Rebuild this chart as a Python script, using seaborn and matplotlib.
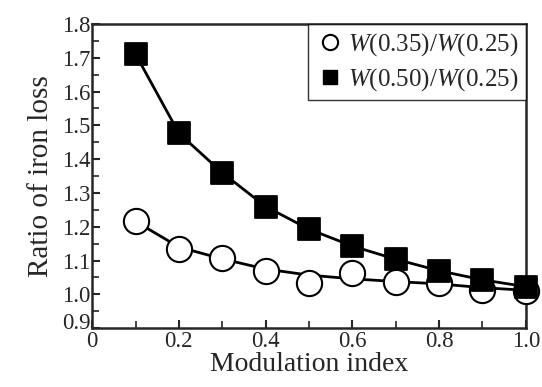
import matplotlib

matplotlib.use("Agg")
import matplotlib.pyplot as plt
import matplotlib.transforms as mtransforms
from matplotlib.lines import Line2D
import pandas as pd
import seaborn as sns

modulation = [0.1, 0.2, 0.3, 0.4, 0.5, 0.6, 0.7, 0.8, 0.9, 1.0]
ratio_035 = [1.216, 1.135, 1.108, 1.070, 1.035, 1.062, 1.037, 1.033, 1.013, 1.011]
fit_035 = [1.216, 1.140, 1.105, 1.075, 1.057, 1.046, 1.038, 1.031, 1.020, 1.012]
ratio_050 = [1.711, 1.477, 1.360, 1.260, 1.193, 1.143, 1.104, 1.070, 1.043, 1.023]

sns.set_style("ticks")
plt.rcParams["font.family"] = ["Liberation Serif", "DejaVu Serif"]
plt.rcParams["mathtext.fontset"] = "custom"
plt.rcParams["mathtext.it"] = "Liberation Serif:italic"
plt.rcParams["mathtext.rm"] = "Liberation Serif"

df = pd.DataFrame({"m": modulation, "r035": ratio_035, "f035": fit_035, "r050": ratio_050})

fig = plt.figure(figsize=(5.42, 3.87), dpi=100)
ax = fig.add_axes([0.170, 0.152, 0.800, 0.786])

sns.lineplot(data=df, x="m", y="f035", color="black", lw=2, ax=ax, legend=False)
sns.lineplot(data=df, x="m", y="r050", color="black", lw=2, ax=ax, legend=False)
sns.scatterplot(data=df, x="m", y="r035", marker="o", s=330, facecolor="white",
                edgecolor="black", linewidth=1.5, ax=ax, zorder=3, clip_on=False)
sns.scatterplot(data=df, x="m", y="r050", marker="s", s=250, color="black",
                edgecolor="black", ax=ax, zorder=4, clip_on=False)

ax.set_xlim(0, 1.0)
ax.set_ylim(0.9, 1.8)
ax.set_xticks([0, 0.2, 0.4, 0.6, 0.8, 1.0])
ax.set_xticklabels(["0", "0.2", "0.4", "0.6", "0.8", "1.0"])
ax.set_xticks([0.1, 0.3, 0.5, 0.7, 0.9], minor=True)
yt = [0.9 + 0.1 * i for i in range(10)]
ax.set_yticks(yt)
ax.set_yticklabels([f"{v:.1f}" for v in yt])
ax.set_yticks([0.95 + 0.1 * i for i in range(9)], minor=True)
ax.tick_params(direction="in", which="major", length=6, width=1.5, labelsize=16.5)
ax.tick_params(axis="x", which="major", pad=2)
ax.tick_params(axis="y", which="major", pad=1)
ax.tick_params(direction="in", which="minor", length=5, width=1.2)
for sp in ax.spines.values():
    sp.set_linewidth(1.8)

# lift the 0.9 label a little so it sits above the x-axis "0", as in the source
lab = ax.get_yticklabels()[0]
lab.set_transform(lab.get_transform() + mtransforms.ScaledTranslation(0, 5 / 72, fig.dpi_scale_trans))

ax.set_xlabel("Modulation index", fontsize=20, labelpad=0)
ax.set_ylabel("Ratio of iron loss", fontsize=21, labelpad=6)

handles = [
    Line2D([], [], marker="o", ls="none", markersize=11, markerfacecolor="white",
           markeredgecolor="black", markeredgewidth=1.5),
    Line2D([], [], marker="s", ls="none", markersize=10, color="black"),
]
leg = ax.legend(handles, [r"$W$(0.35)/$W$(0.25)", r"$W$(0.50)/$W$(0.25)"],
                loc="upper right", bbox_to_anchor=(1.0, 1.0), fontsize=18,
                frameon=True, fancybox=False, handletextpad=0.1, borderpad=0.3,
                handlelength=1.2, labelspacing=0.3, borderaxespad=0.0)
leg.get_frame().set_edgecolor("black")
leg.get_frame().set_linewidth(1.0)

fig.savefig("out.png", dpi=100)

· · ·

◆ **What you will do**: Write out the lines from the start of the material to the line with "import seaborn as sns", inclusive and exactly. Skip the pictures.

◆ **Answer below**:
Rebuild this chart as a Python script, using seaborn and matplotlib.
import matplotlib

matplotlib.use("Agg")
import matplotlib.pyplot as plt
import matplotlib.transforms as mtransforms
from matplotlib.lines import Line2D
import pandas as pd
import seaborn as sns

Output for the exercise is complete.